British equestrian John Bill Ricketts came to America and debuted the circus in Philadelphia on April 3, 1793. The circus was held in a roofless arena that had 800 seats. George Washington attended one of its early performances, later that month.
Circuses were originally in wooden structures, which were especially popular in England. Bigger cities in the United States, such as New York and Philadelphia, also became home to these structures. But America did not become known for its stationary circuses, but for the traveling circus. In 1825, Joshuah Purdy Brown became the first to replace the wooden building with a canvas tent. Within a decade this became the norm. Brown also is noteworthy because he added an African elephant to his show. Other exotic animals were soon added, and menageries became commonplace in circuses. The Zoological Institute was formed in 1835, solidifying the traveling circus format.
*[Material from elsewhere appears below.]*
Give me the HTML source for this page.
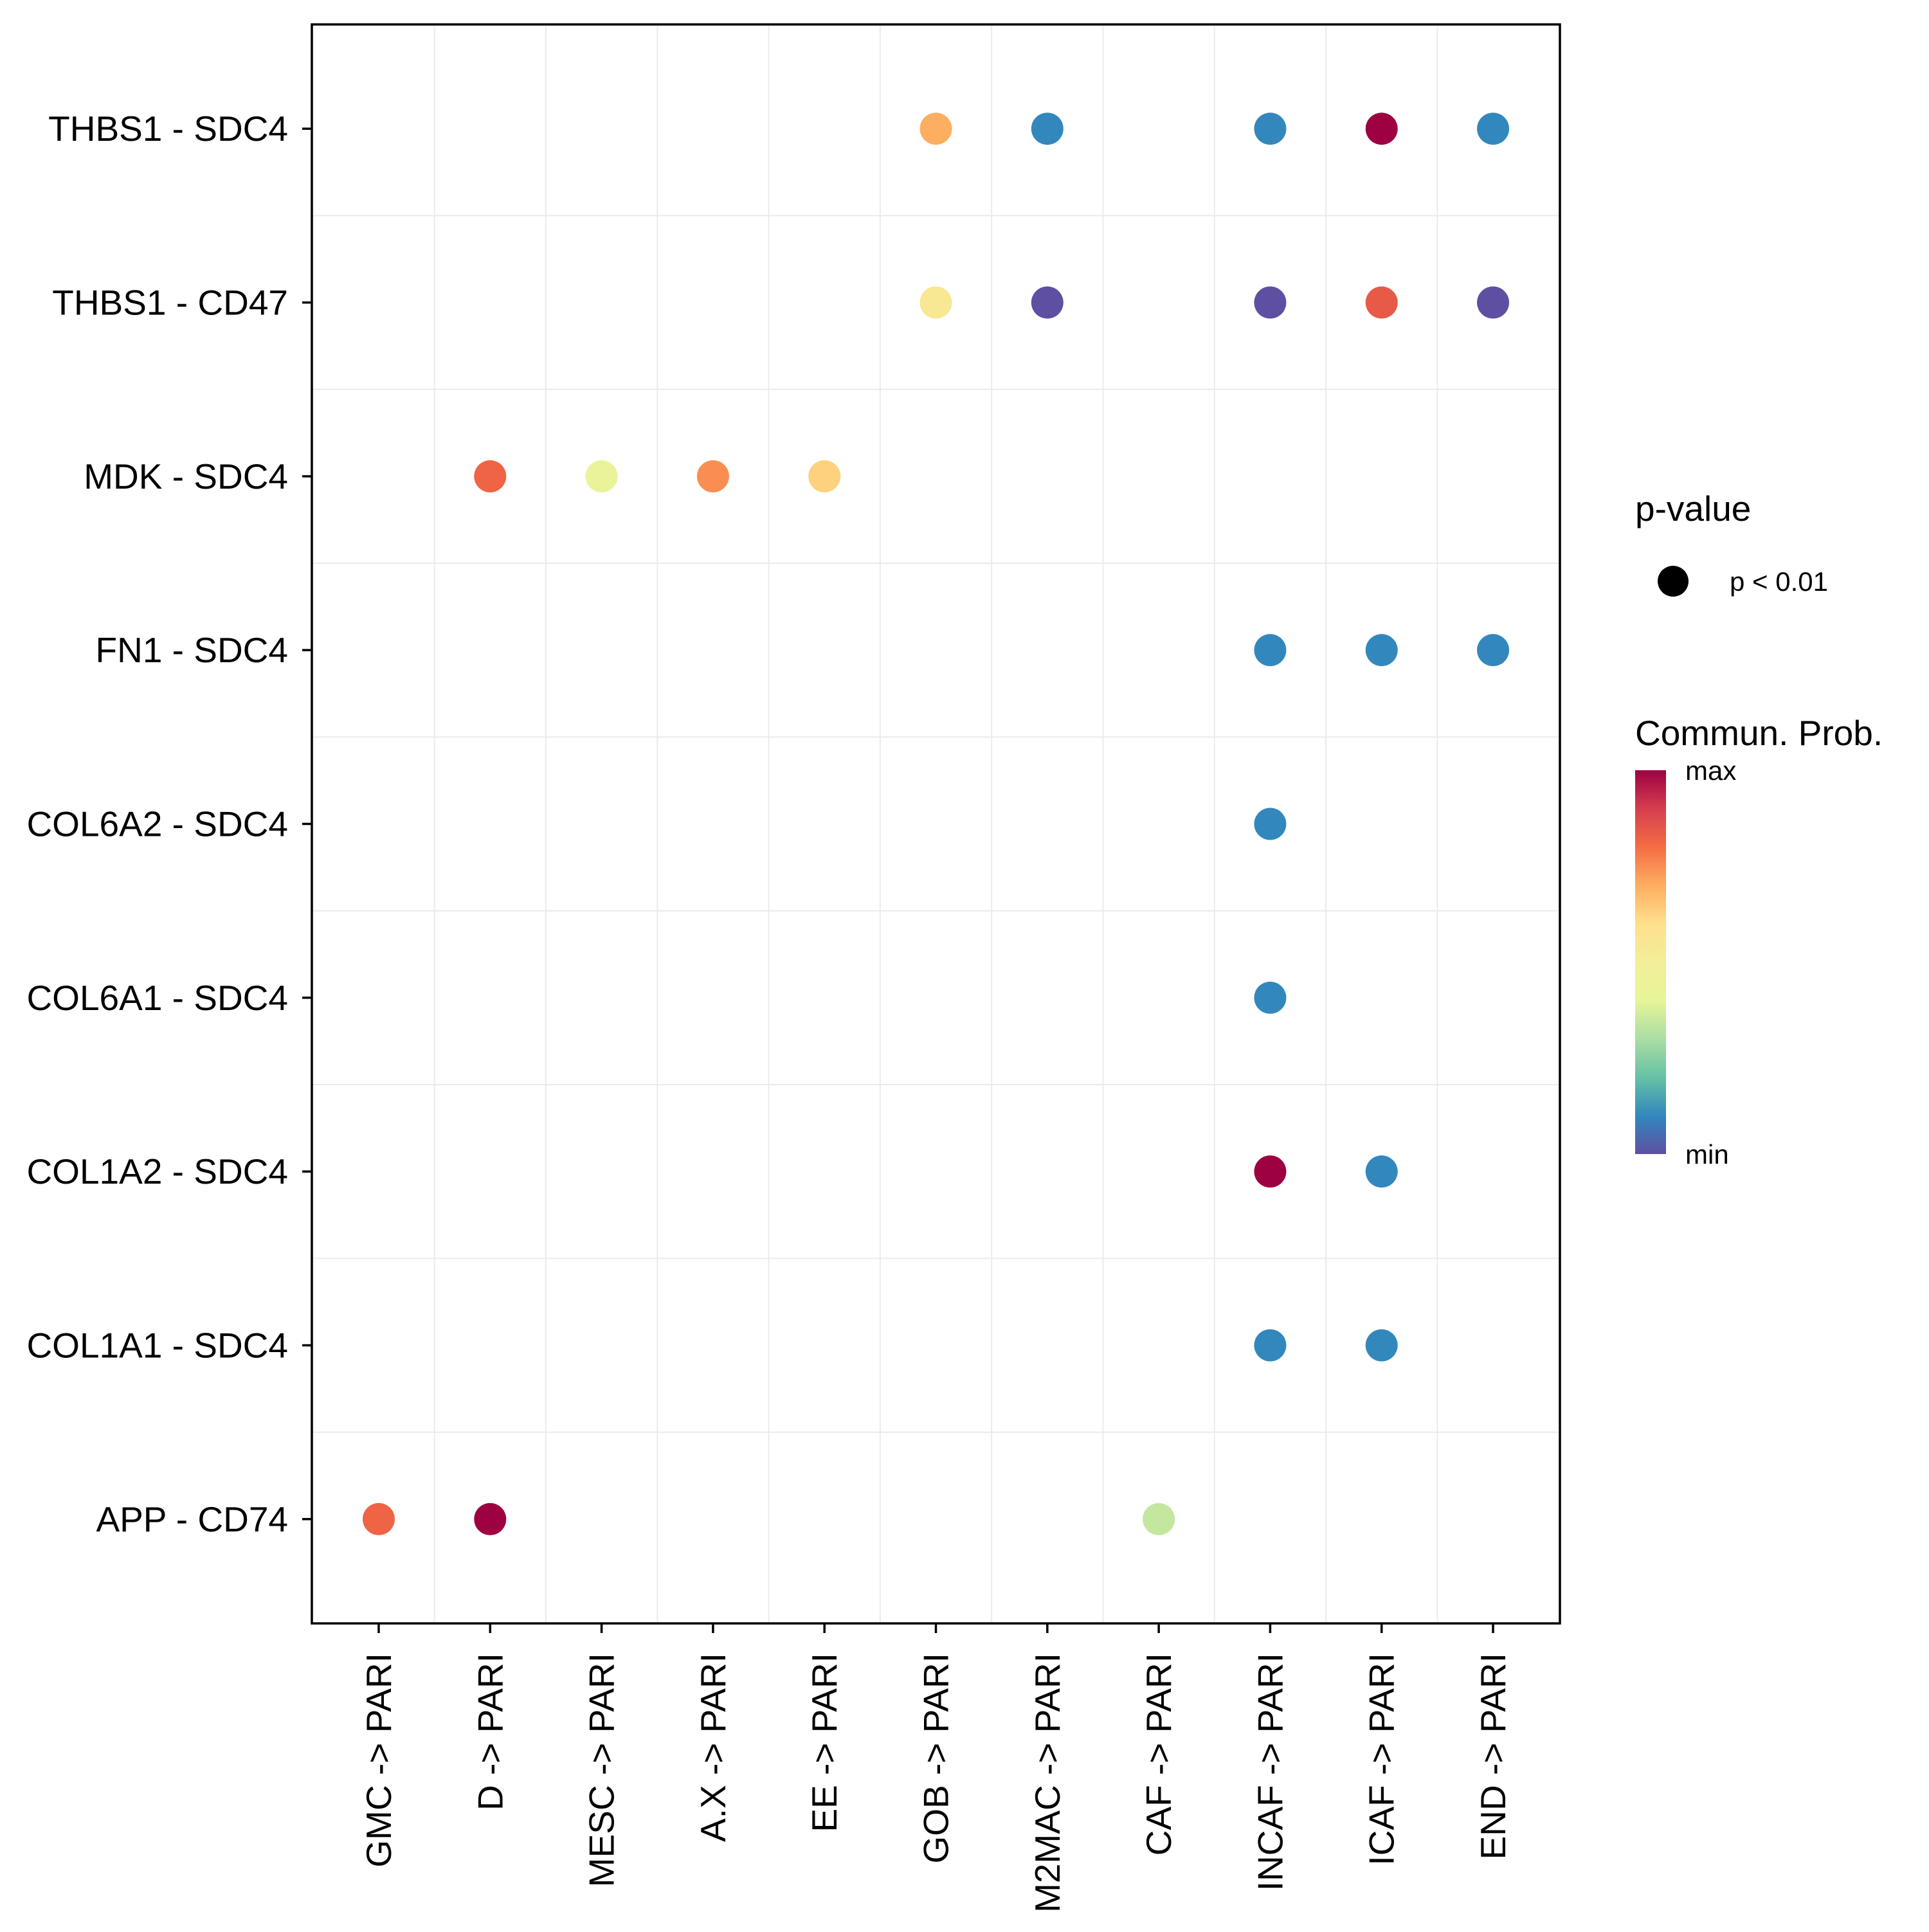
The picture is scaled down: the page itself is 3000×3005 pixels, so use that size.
<!DOCTYPE html>
<html><head><meta charset="utf-8"><style>
html,body{margin:0;padding:0;background:#fff;}
svg text{font-family:"Liberation Sans",Arial,sans-serif;fill:#000;}
</style></head><body>
<svg id="chart" xmlns="http://www.w3.org/2000/svg" width="3000" height="3000" viewBox="0 0 3000 3000">
<defs>
<linearGradient id="spec" x1="0" y1="1" x2="0" y2="0">
<stop offset="0" stop-color="#5E4FA2"/><stop offset="0.1" stop-color="#3288BD"/><stop offset="0.2" stop-color="#66C2A5"/><stop offset="0.3" stop-color="#ABDDA4"/><stop offset="0.4" stop-color="#E6F598"/><stop offset="0.5" stop-color="#F2EE9A"/><stop offset="0.6" stop-color="#FEE08B"/><stop offset="0.7" stop-color="#FDAE61"/><stop offset="0.8" stop-color="#F46D43"/><stop offset="0.9" stop-color="#D53E4F"/><stop offset="1" stop-color="#9E0142"/>
</linearGradient>
</defs>
<g id="grid"></g>
<g id="dots"></g>
<rect x="485" y="38" width="1941" height="2487" fill="none" stroke="#000" stroke-width="3.5"/>
<g id="yaxis"></g>
<g id="xaxis"></g>
<g>
<text x="2543" y="810" font-size="55">p-value</text>
<circle cx="2602" cy="904" r="24" fill="#000"/>
<text x="2690" y="919" font-size="42">p &lt; 0.01</text>
<text x="2543" y="1159" font-size="55">Commun. Prob.</text>
<rect x="2543" y="1198" width="48" height="597" fill="url(#spec)"/>
<text x="2621" y="1213" font-size="42">max</text>
<text x="2621" y="1810" font-size="42">min</text>
</g>
</svg>
<script>
const xCats = ["GMC -> PARI","D -> PARI","MESC -> PARI","A.X -> PARI","EE -> PARI","GOB -> PARI","M2MAC -> PARI","CAF -> PARI","INCAF -> PARI","ICAF -> PARI","END -> PARI"];
const yCats = ["THBS1 - SDC4","THBS1 - CD47","MDK - SDC4","FN1 - SDC4","COL6A2 - SDC4","COL6A1 - SDC4","COL1A2 - SDC4","COL1A1 - SDC4","APP - CD74"];
const pointX = ["GOB -> PARI","M2MAC -> PARI","INCAF -> PARI","ICAF -> PARI","END -> PARI","GOB -> PARI","M2MAC -> PARI","INCAF -> PARI","ICAF -> PARI","END -> PARI","D -> PARI","MESC -> PARI","A.X -> PARI","EE -> PARI","INCAF -> PARI","ICAF -> PARI","END -> PARI","INCAF -> PARI","INCAF -> PARI","INCAF -> PARI","ICAF -> PARI","INCAF -> PARI","ICAF -> PARI","GMC -> PARI","D -> PARI","CAF -> PARI"];
const pointY = ["THBS1 - SDC4","THBS1 - SDC4","THBS1 - SDC4","THBS1 - SDC4","THBS1 - SDC4","THBS1 - CD47","THBS1 - CD47","THBS1 - CD47","THBS1 - CD47","THBS1 - CD47","MDK - SDC4","MDK - SDC4","MDK - SDC4","MDK - SDC4","FN1 - SDC4","FN1 - SDC4","FN1 - SDC4","COL6A2 - SDC4","COL6A1 - SDC4","COL1A2 - SDC4","COL1A2 - SDC4","COL1A1 - SDC4","COL1A1 - SDC4","APP - CD74","APP - CD74","APP - CD74"];
const prob = [0.7,0.1,0.1,1.0,0.1, 0.55,0.0,0.0,0.84,0.0, 0.82,0.43,0.75,0.63, 0.1,0.1,0.1, 0.1, 0.1, 1.0,0.1, 0.1,0.1, 0.82,1.0,0.34];

const NS="http://www.w3.org/2000/svg";
const L=485,R=2426,T=38,B=2525;
const xs=(R-L)/(xCats.length+0.2), ys=(B-T)/(yCats.length+0.2);
function xPos(c){return L+(xCats.indexOf(c)+0.6)*xs;}
function yPos(c){return T+(yCats.indexOf(c)+0.6)*ys;}
const pal=["#5E4FA2","#3288BD","#66C2A5","#ABDDA4","#E6F598","#F2EE9A","#FEE08B","#FDAE61","#F46D43","#D53E4F","#9E0142"];
function color(v){v=Math.max(0,Math.min(1,v))*10;const i=Math.min(9,Math.floor(v)),f=v-i;
 const a=pal[i],b=pal[i+1];const h=(s,k)=>parseInt(s.substr(1+2*k,2),16);
 let o="#";for(let k=0;k<3;k++){o+=Math.round(h(a,k)+(h(b,k)-h(a,k))*f).toString(16).padStart(2,"0");}return o;}
function mk(t,attrs,parent){const e=document.createElementNS(NS,t);for(const k in attrs)e.setAttribute(k,attrs[k]);parent.appendChild(e);return e;}
const grid=document.getElementById("grid");
for(let i=1;i<xCats.length;i++){const x=L+(i+0.1)*xs;
 const g=mk("line",{x1:x,x2:x,y1:T,y2:B,stroke:"#ebebeb","stroke-width":2},grid);
 
 }
for(let i=1;i<yCats.length;i++){const y=T+(i+0.1)*ys;
 const g=mk("line",{x1:L,x2:R,y1:y,y2:y,stroke:"#ebebeb","stroke-width":2},grid);
 
 }
const dots=document.getElementById("dots");
for(let i=0;i<prob.length;i++){
 const c=mk("circle",{cx:xPos(pointX[i]),cy:yPos(pointY[i]),r:25,fill:color(prob[i])},dots);
 
 }
const ya=document.getElementById("yaxis");
yCats.forEach(c=>{const y=yPos(c);
 const t=mk("line",{x1:470,x2:485,y1:y,y2:y,stroke:"#000","stroke-width":3.5},ya);
 
 
 const l=mk("text",{x:448,y:y+19,"font-size":55,"text-anchor":"end"},ya);l.textContent=c;
 
 });
const xa=document.getElementById("xaxis");
xCats.forEach(c=>{const x=xPos(c);
 const t=mk("line",{x1:x,x2:x,y1:B,y2:B+15,stroke:"#000","stroke-width":3.5},xa);
 
 
 const l=mk("text",{x:0,y:0,"font-size":55,"text-anchor":"end",transform:`translate(${x+19},${B+46}) rotate(-90)`},xa);l.textContent=c;
 
 });
</script>
</body></html>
Circuses in the United States became more business oriented, in contrast to those in Europe that were usually controlled by families.
Equestrians were still the stars of circuses into the mid-nineteenth century when acrobats began getting more of the attention. Tight-rope dancers were some of the first acrobats, and the trapeze was soon developed, which became one of the most prized parts of the circus. By the time that World War I ended, equestrians were no longer part of circuses.
In 1871, Phineas Taylor Barnum and William Cameron Coup formed P.T. Barnum's Museum, Menagerie & Circus. The "museum" of this traveling circus show came to be known as a sideshow and included animal and human oddities. The following year the circus began traveling by train, and a second ring was also added to the circus. A third ring was added in 1881, and eventually even more rings were added. This was done so that more people could conveniently watch the circus. Also in 1881, Barnum merged with James Bailey, and the Barnum and Bailey Circus was soon formed.
Another large circus in the late-nineteenth century was the Ringling Brothers Circus. It merged with Barnum and Bailey in 1919 to form the Ringling Bros. and Barnum & Bailey Circus. Although this circus closed down in 2017, and controversy has surrounded the use of some animals in circuses, many circuses remain, and contemporary circuses are also now popular.